I knew the broad strokes of the story of Harvey Milk, the first openly gay man to be elected to major office in California and I knew he was assassinated for it. The movie doesn't leave that as a surprise, starting with archival footage of the announcement of the shooting of Milk and the mayor of San Francisco. As the opening credits roll, it also shows archival footage of gay men being rounded up by police, very effectively setting the time and prejudice against which the story plays out. The movie cuts back and forth between Harvey Milk sitting at his kitchen table, recording his story to be played in case of his death by assassination - can you imagine how that must feel? - and telling that story from his position to leave New York go to San Francisco with his lover Scotty, starting a business, running for office several times until he was finally elected, showing the politics, the prejudice and the way Milk worked within the system to create change.

The script, written by Dustin Lance Black, is excellent, very much deserving of winning the Oscar(such a great speech), seamlessly weaving back and forth in time, achieving that wonderful state of dialogue sounding so natural that you forget it's scripted and just lose yourself in the lives on the screen. Gus van Sant directs brilliantly, the cinematography is wonderful, capturing those 70s hues, framing actors within sweeping architectural scenes, conveying the place and history of this important story. And then there’s the acting, which is uniformly wonderful (James Franco is going to be doing great things) but in continuing my reviews of Oscar winners, I need to talk about Sean Penn. Except maybe I don't quite have the words to talk about how incredible his performance was. Penn specializes in playing characters wound so tight they’re on the verge of imploding, his intensity practically reaching out through the screen and grabbing you by the throat, but his portrayal of Harvey Milk is completely different. He's changed everything, from the cadence of his voice to his body language and plays Milk with a loose, smiling playfulness, fully inhabiting his character to the point that I forgot I was watching Sean Penn, instead being drawn into Milk’s open emotions, be they joy, sorrow or anger, not an implosion in sight. Eminently worthy of his Oscar.

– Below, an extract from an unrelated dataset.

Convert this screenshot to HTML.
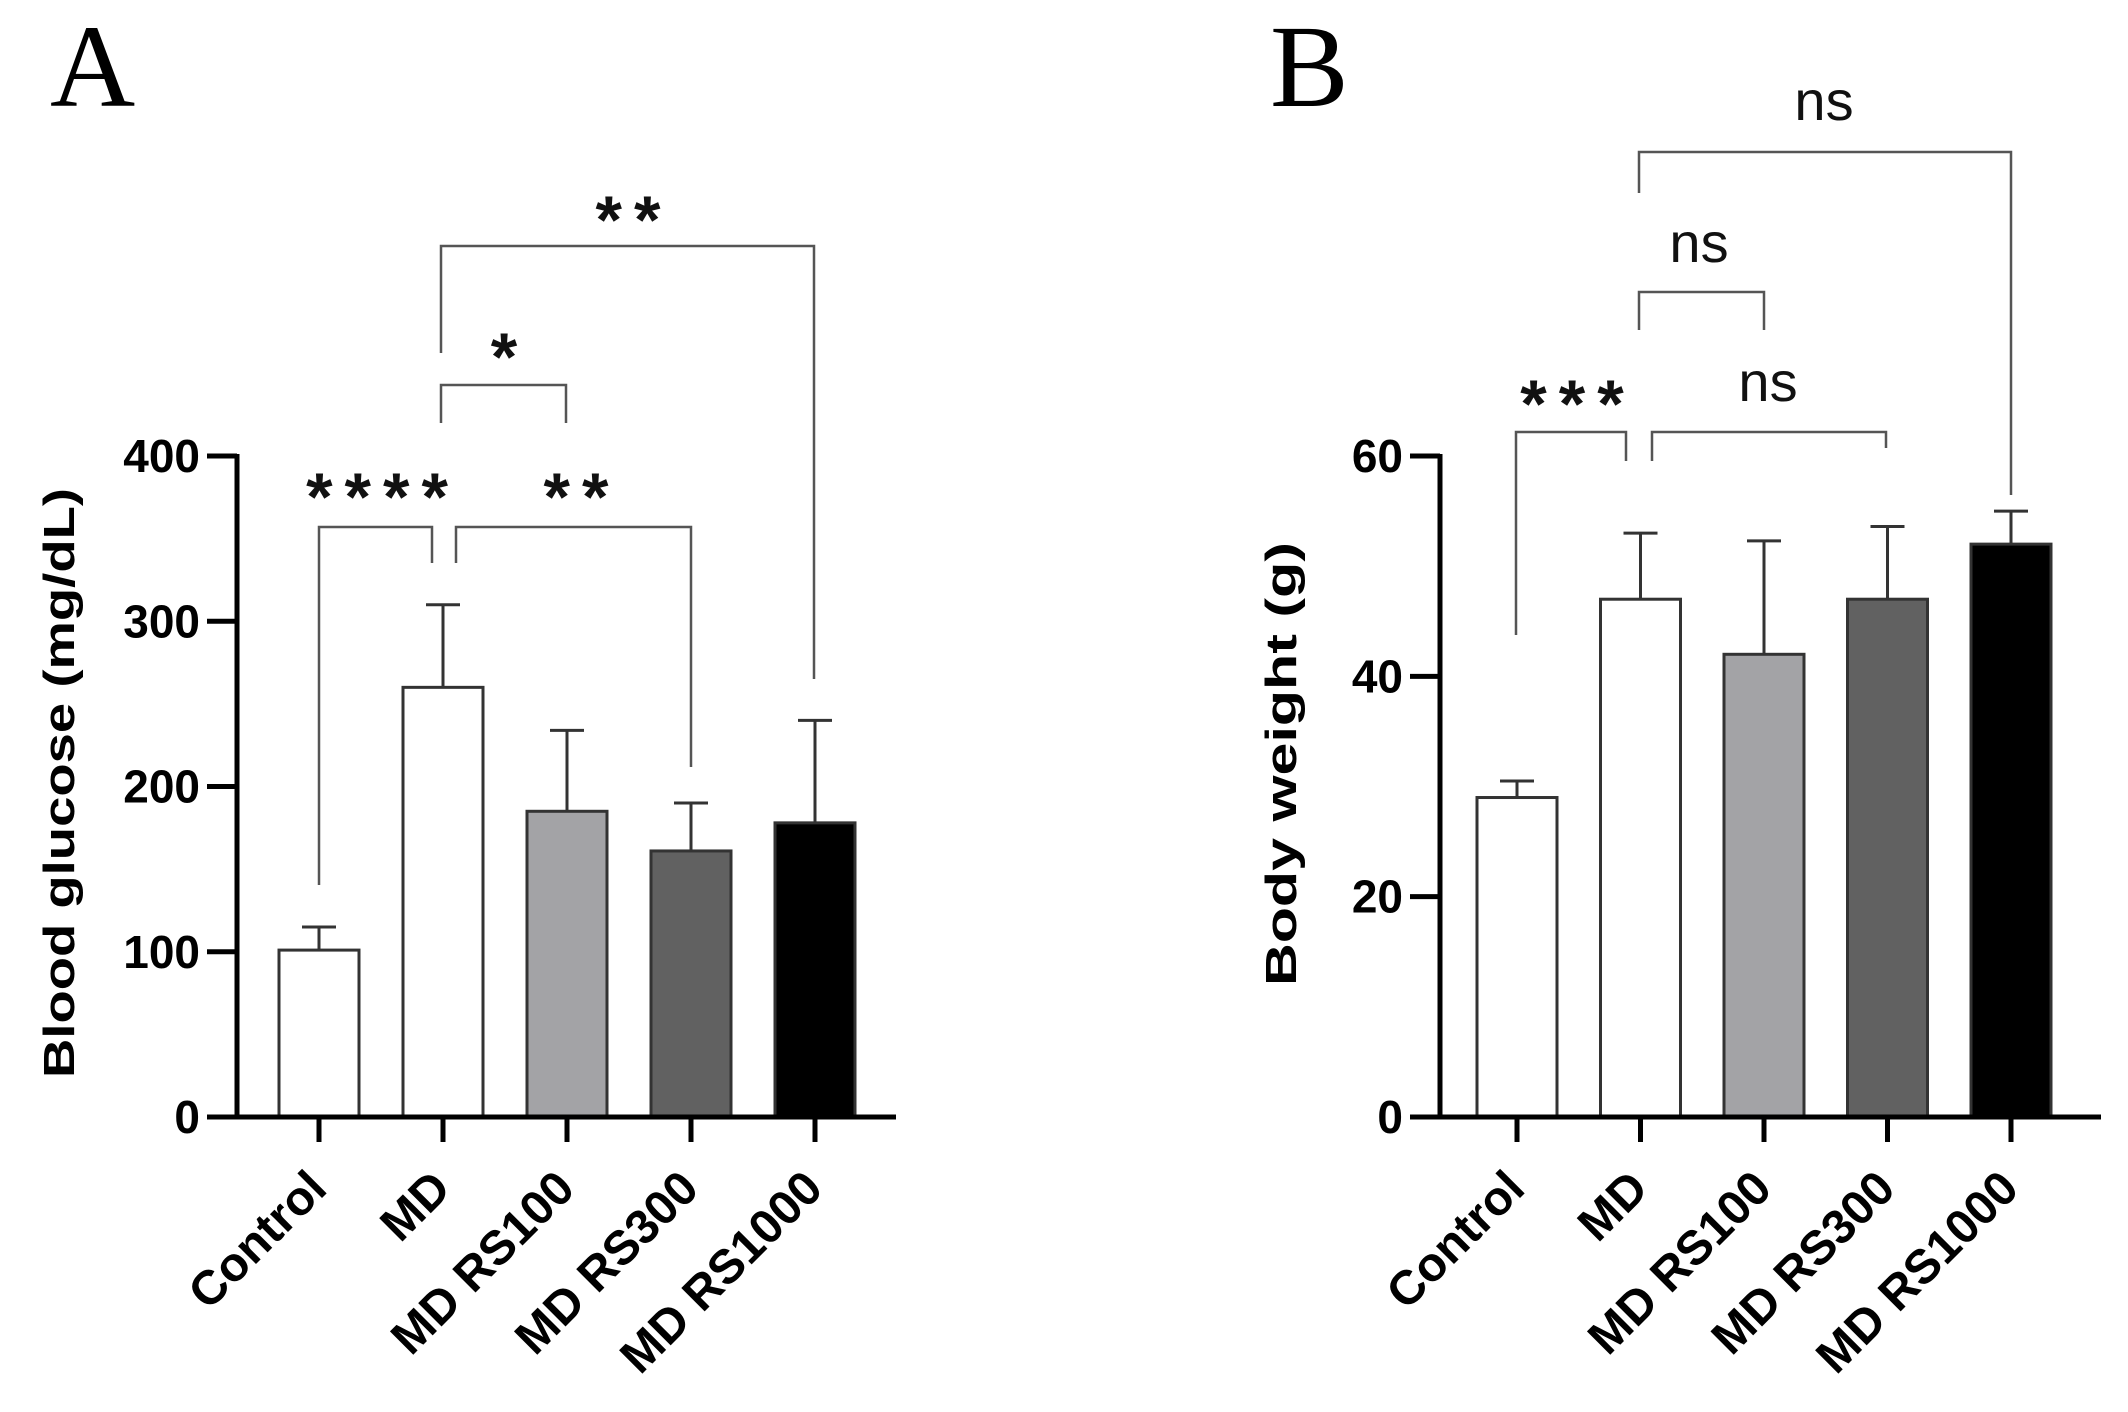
<!DOCTYPE html>
<html><head><meta charset="utf-8"><style>
html,body{margin:0;padding:0;background:#fff;}
svg{display:block;}
text{font-family:"Liberation Sans",Arial,sans-serif;}
</style></head><body>
<svg id="chart" width="2128" height="1412" viewBox="0 0 2128 1412" xmlns="http://www.w3.org/2000/svg">
<text x="50" y="106" style="font-family:'Liberation Serif',serif" font-size="118">A</text>
<text x="1270" y="106" style="font-family:'Liberation Serif',serif" font-size="118">B</text>
<g id="pa"></g>
<g id="pb"></g>
</svg>
<script>
const categories = ["Control","MD","MD RS100","MD RS300","MD RS1000"];
const glucoseMeans = [101, 260, 185, 161, 178];
const glucoseErr = [14, 50, 49, 29, 62];
const glucoseTicks = [0, 100, 200, 300, 400];
const weightMeans = [29, 47, 42, 47, 52];
const weightErr = [1.5, 6, 10.3, 6.6, 3];
const weightTicks = [0, 20, 40, 60];
const fills = ["#ffffff","#ffffff","#a3a3a6","#616161","#000000"];
const glucoseSig = [["****",0,1],["**",1,3],["*",1,2],["**",1,4]];
const weightSig = [["***",0,1],["ns",1,3],["ns",1,2],["ns",1,4]];

const NS = "http://www.w3.org/2000/svg";
function mk(parent, tag, attrs){ const e=document.createElementNS(NS,tag); for(const k in attrs) e.setAttribute(k,attrs[k]); parent.appendChild(e); return e; }

function drawPanel(g, cfg){
  const y0=1117, yTop=456;
  const yScale = v => y0 - (v/cfg.ymax)*(y0-yTop);
  const xScale = i => cfg.x0 + i*cfg.step;
  cfg.means.forEach((m,i)=>{
    const cx=xScale(i), top=yScale(m), et=yScale(m+cfg.err[i]);
    const el=mk(g,'line',{x1:cx,x2:cx,y1:top,y2:et,stroke:'#333','stroke-width':3});
    
    
    const cap=mk(g,'line',{x1:cx-17,x2:cx+17,y1:et,y2:et,stroke:'#333','stroke-width':3});
    
    
    const r=mk(g,'rect',{x:cx-40,y:top,width:80,height:y0-top,fill:fills[i],stroke:'#333','stroke-width':3});
    
    
  });
  const ya=mk(g,'line',{x1:cfg.ax,x2:cfg.ax,y1:yTop-2,y2:y0+2,stroke:'#000','stroke-width':5});
  
  
  const xa=mk(g,'line',{x1:cfg.ax-2,x2:cfg.xend,y1:y0,y2:y0,stroke:'#000','stroke-width':5});
  
  
  cfg.ticks.forEach(t=>{
    const y=yScale(t);
    const tk=mk(g,'line',{x1:cfg.ax-30,x2:cfg.ax,y1:y,y2:y,stroke:'#000','stroke-width':5});
    
    
    const tl=mk(g,'text',{x:cfg.ax-37,y:y+16,'text-anchor':'end','font-size':46,'font-weight':'bold'});
    tl.textContent=t;
    
    
  });
  categories.forEach((c,i)=>{
    const cx=xScale(i);
    const tk=mk(g,'line',{x1:cx,x2:cx,y1:y0,y2:y0+25,stroke:'#000','stroke-width':5});
    
    
    const tl=mk(g,'text',{x:0,y:0,'text-anchor':'end','font-size':48,'font-weight':'bold',transform:`translate(${cx+10},${y0+74}) rotate(-45)`});
    tl.textContent=c;
    
    
  });
  const yt=mk(g,'text',{x:0,y:0,'text-anchor':'middle','font-size':44,'font-weight':'bold',textLength:cfg.titleLen,lengthAdjust:'spacingAndGlyphs',transform:`translate(${cfg.titleX},${cfg.titleY}) rotate(-90)`});
  yt.textContent=cfg.title;
  
  
  cfg.sig.forEach((s,k)=>{
    const b=cfg.brk[k];
    const p=mk(g,'path',{d:`M${b[0]},${b[3]} V${b[2]} H${b[1]} V${b[4]}`,fill:'none',stroke:'#555','stroke-width':2.5});
    
    
    const isStar=s[0].indexOf('*')>=0;
    const t=mk(g,'text',{x:b[5],y:isStar?b[6]+38:b[6]+18,'text-anchor':'middle','font-size':isStar?68:56,'font-weight':isStar?'bold':'normal','letter-spacing':isStar?12:0,fill:'#111'});
    t.textContent=s[0];
    
    
  });
}
drawPanel(document.getElementById('pa'),{
  x0:319,step:124,ax:237,xend:896,ymax:400,ticks:glucoseTicks,means:glucoseMeans,err:glucoseErr,
  title:"Blood glucose (mg/dL)",titleX:74,titleY:783,titleLen:590,sig:glucoseSig,
  brk:[[319,432,527,885,563,383,482],[456,691,527,563,767,582,482],[441,566,385,423,423,510,342],[441,814,246,353,679,634,205]]
});
drawPanel(document.getElementById('pb'),{
  x0:1517,step:123.5,ax:1440,xend:2101,ymax:60,ticks:weightTicks,means:weightMeans,err:weightErr,
  title:"Body weight (g)",titleX:1296,titleY:764,titleLen:444,sig:weightSig,
  brk:[[1516,1626,432,635,461,1578,389],[1652,1886,432,461,448,1768,383],[1639,1764,292,330,330,1699,244],[1639,2011,152,193,495,1824,102]]
});
</script>
</body></html>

I love this movie not just for its excellence in storytelling, but for making me think. It made me wonder (again) what it is about people who are different, people who are Other that is so threatening. And I wonder especially what it is about homosexuality that gets people so riled up. In the movie, there is an interview with Milk after his win where the reporter asks whether this means that The Gays are taking over - a question so stupid that I cringed, my toes curled all the way up under my heel - and you can hear the capitals and the thing is, that attitude is still out there, isn't it? I never understood why it was anyone's business who I sleep with (providing that my choice is a consenting adult), I never understood why people’s choice of sexual partner could possibly harm someone else, why it would prompt proposed legislation like the Briggs initiative. I don't understand why someone's sexual orientation is so frightening that they would have to be beaten up or killed and I don't understand why when the Supreme Court of California makes a decision that banning same-sex marriage violates the Constitution, the matter can be taken to a vote and the public can decide that it doesn't. Except maybe people still worry that The Gays are taking over...

The movie also made me wonder why it is that people who represent change must be dealt with violently. Why is it that people who become leaders of a movement, people like Harvey Milk or Martin Luther King Jr. are assassinated? Why is it that granting someone else the same rights as the rest of society makes people believe it takes away their rights? Why do people get so unreasonable about this?

And I could go on, but I leave you with this last thought. I'm going to buy this movie. Not just for the storytelling, not just for the questions it asks and for the thinking it prompts, but because it is a really good primer on how to create a grassroots movement. In telling the story between Milk's arrival in San Francisco and his growth into becoming a force for change, this movie brilliantly shows how to create a movement composed of ordinary people, how to make alliances, some of them very unexpected, how to work within the system to make the world a better place. And that's quite the accomplishment for a movie.